A UH team of geoscientists have been awarded 2.5 million hours worth of research on a central processing unit system called Stampede2.
A news release by the University mentions the supercomputer as one of the most powerful in the world. Additionally, the award resources equal a monetary value of more than $2 million, which is synonymous to one year of continuous research.
Stampede2, awarded by the National Science Foundation, is a flagship supercomputer located at the University of Texas at Austin at the Texas Advanced Computing Center.
“The reason why we need this is that we have this computer model and we are really crunching the numbers day in and day out,” said UH College of Natural Sciences and Mathematics assistant professor Lorenzo Colli.
“So if we ran this model on one of our laptops, it would need to run for 2.5 million hours before it would get through the conclusions,” Colli added.
Stampede2 will assist in this research by reenacting mantle convection, such as the churning of hot ductile rocks in the Earth’s interior.
“The ultimate goal, the light at the end of the tunnel, but it is a long tunnel, will be to be better prepared to forecast earthquakes,” Colli said. “But it’s not that with this research we will be able to predict earthquakes one by one.”
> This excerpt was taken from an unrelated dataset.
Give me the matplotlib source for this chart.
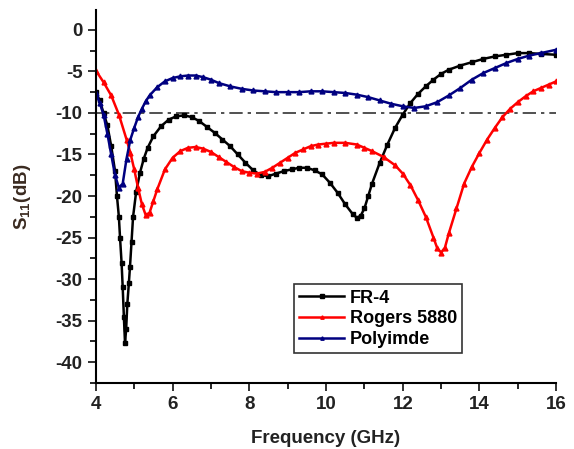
import matplotlib
matplotlib.use("Agg")
import matplotlib.pyplot as plt
from matplotlib.ticker import MultipleLocator, FuncFormatter

plt.rcParams['font.family'] = ['Liberation Sans', 'DejaVu Sans']
plt.rcParams['font.weight'] = 'bold'
plt.rcParams['mathtext.fontset'] = 'custom'
plt.rcParams['mathtext.rm'] = 'Liberation Sans:bold'
plt.rcParams['mathtext.default'] = 'rm'
plt.rcParams['axes.unicode_minus'] = False

# FR-4 (black)
fr4_f = [4.0, 4.1, 4.2, 4.3, 4.4, 4.5, 4.55, 4.6, 4.63, 4.67, 4.7, 4.73, 4.76, 4.79, 4.82,
         4.86, 4.89, 4.93, 4.97, 5.05, 5.15, 5.25, 5.35, 5.5, 5.7, 5.9, 6.1, 6.3, 6.5, 6.7,
         6.9, 7.1, 7.3, 7.5, 7.7, 7.9, 8.1, 8.3, 8.5, 8.7, 8.9, 9.1, 9.3, 9.5, 9.7, 9.9,
         10.1, 10.3, 10.5, 10.7, 10.8, 10.9, 11.0, 11.1, 11.2, 11.4, 11.6, 11.8, 12.0, 12.2,
         12.4, 12.6, 12.8, 13.0, 13.2, 13.5, 13.8, 14.1, 14.4, 14.7, 15.0, 15.3, 15.6, 16.0]
fr4_s = [-7.5, -8.5, -10.0, -11.5, -14.0, -17.0, -20.0, -22.5, -25.0, -28.0, -31.0, -34.5, -37.7, -36.0, -33.0,
         -30.5, -28.5, -25.5, -22.5, -19.5, -17.2, -15.5, -14.2, -12.8, -11.6, -10.8, -10.4, -10.3, -10.5, -11.0,
         -11.7, -12.4, -13.2, -14.0, -15.0, -16.0, -16.9, -17.5, -17.6, -17.3, -17.0, -16.8, -16.6, -16.6, -16.9, -17.4,
         -18.4, -19.6, -21.0, -22.2, -22.6, -22.4, -21.5, -20.0, -18.5, -16.0, -13.8, -11.8, -10.2, -8.8,
         -7.7, -6.8, -6.0, -5.3, -4.8, -4.3, -3.9, -3.5, -3.2, -3.0, -2.8, -2.8, -2.9, -3.0]

# Rogers 5880 (red)
rog_f = [4.0, 4.2, 4.4, 4.6, 4.8, 4.9, 5.0, 5.1, 5.2, 5.3, 5.4, 5.5, 5.6, 5.8, 6.0, 6.2,
         6.4, 6.6, 6.8, 7.0, 7.2, 7.4, 7.6, 7.8, 8.0, 8.2, 8.4, 8.6, 8.8, 9.0, 9.2, 9.4,
         9.6, 9.8, 10.0, 10.2, 10.5, 10.8, 11.0, 11.2, 11.5, 11.8, 12.0, 12.2, 12.4, 12.6,
         12.8, 12.9, 13.0, 13.1, 13.2, 13.4, 13.6, 13.8, 14.0, 14.2, 14.4, 14.6, 14.8, 15.0,
         15.2, 15.4, 15.6, 15.8, 16.0]
rog_s = [-4.9, -6.3, -7.9, -10.2, -13.2, -14.8, -16.8, -19.0, -21.0, -22.3, -22.0, -20.6, -19.2, -16.8, -15.4, -14.6,
         -14.2, -14.1, -14.3, -14.7, -15.3, -15.9, -16.5, -17.0, -17.2, -17.3, -17.1, -16.6, -16.0, -15.4, -14.8, -14.4,
         -14.0, -13.8, -13.7, -13.6, -13.6, -13.8, -14.2, -14.6, -15.3, -16.3, -17.3, -18.7, -20.5, -22.5,
         -25.0, -26.3, -26.8, -26.2, -24.5, -21.5, -18.5, -16.5, -14.8, -13.2, -11.8, -10.5, -9.5, -8.7,
         -8.0, -7.4, -7.0, -6.6, -6.2]

# Polyimde (blue)
pol_f = [4.0, 4.1, 4.2, 4.3, 4.4, 4.5, 4.6, 4.7, 4.8, 4.9, 5.0, 5.1, 5.2, 5.3, 5.4, 5.6,
         5.8, 6.0, 6.2, 6.4, 6.6, 6.8, 7.0, 7.2, 7.5, 7.8, 8.1, 8.4, 8.7, 9.0, 9.3, 9.6,
         9.9, 10.2, 10.5, 10.8, 11.1, 11.4, 11.7, 12.0, 12.3, 12.6, 12.9, 13.2, 13.5, 13.8,
         14.1, 14.4, 14.7, 15.0, 15.3, 15.6, 16.0]
pol_s = [-7.6, -8.8, -10.2, -12.5, -15.0, -17.5, -19.0, -18.5, -15.5, -13.2, -11.8, -10.5, -9.5, -8.6, -7.9, -6.9,
         -6.2, -5.8, -5.6, -5.5, -5.5, -5.7, -6.0, -6.4, -6.8, -7.1, -7.3, -7.4, -7.5, -7.5, -7.5, -7.4,
         -7.4, -7.5, -7.6, -7.8, -8.1, -8.5, -8.9, -9.2, -9.4, -9.2, -8.7, -7.9, -7.0, -6.0,
         -5.2, -4.6, -4.0, -3.5, -3.1, -2.8, -2.4]

ref_level = -10

fig = plt.figure(figsize=(5.74, 4.49), dpi=100)
ax = fig.add_axes([0.167, 0.147, 0.802, 0.831])

ax.plot([4, 16], [ref_level, ref_level], color='#333333', lw=1.2, ls=(0, (8, 3, 2, 3)), zorder=1)
ax.plot(fr4_f, fr4_s, color='black', lw=1.8, marker='s', ms=3.5, label='FR-4')
ax.plot(rog_f, rog_s, color='red', lw=1.8, marker='^', ms=3.5, label='Rogers 5880')
ax.plot(pol_f, pol_s, color='#000080', lw=1.8, marker='^', ms=3.5, label='Polyimde')

ax.set_xlim(4, 16)
ax.set_ylim(-42.5, 2.4)
ax.xaxis.set_major_locator(MultipleLocator(2))
ax.xaxis.set_minor_locator(MultipleLocator(1))
ax.set_yticks(range(-40, 1, 5))
ax.yaxis.set_minor_locator(MultipleLocator(2.5))
ax.yaxis.set_major_formatter(FuncFormatter(lambda v, p: '%d' % v))
ax.spines['top'].set_visible(False)
ax.spines['right'].set_visible(False)
for s in ['left', 'bottom']:
    ax.spines[s].set_linewidth(1.5)
ax.tick_params(which='major', direction='out', length=6, width=1.3, labelsize=13.5, colors='#222222')
ax.tick_params(which='minor', direction='out', length=4, width=1.2)

ax.set_xlabel('Frequency (GHz)', fontsize=13.5, fontweight='bold', color='#222222', labelpad=12)
ax.set_ylabel('S$_{11}$(dB)', fontsize=13.5, fontweight='bold', color='#3a2a20', labelpad=16)

leg = ax.legend(loc='lower left', bbox_to_anchor=(0.41, 0.055), fontsize=13, frameon=True,
                fancybox=False, edgecolor='black', handlelength=2.5, borderpad=0.3,
                labelspacing=0.2, handletextpad=0.3, markerscale=0.7)
leg.get_frame().set_linewidth(1.2)

fig.savefig('out.png', dpi=100)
Colli is investigating how the mantle has formed in the past, how it is forming right now and hopes to be able to forecast mantle formations in the future.
The team is also looking into the remains of a lost ocean they believe to be sinking toward the center of the Earth.
“We can build a plate reconstruction that we think fits where this ‘lost ocean’ is positioned and how long the remains have been there,” said Department of Earth and Atmospheric Sciences doctoral student Spencer Fuston to UH.
The research Colli and his team are looking at examines the circulation of rocks within the earth mantle instead of looking at air in the atmosphere, and the supercomputer does that by running numerical models.
“The research will also allow us to improve our models and better understand how the Earth’s interior behaves,” Colli said.
“In the long term, the data will help us in dealing with earthquake forecasts and assessing the risk of earthquakes.”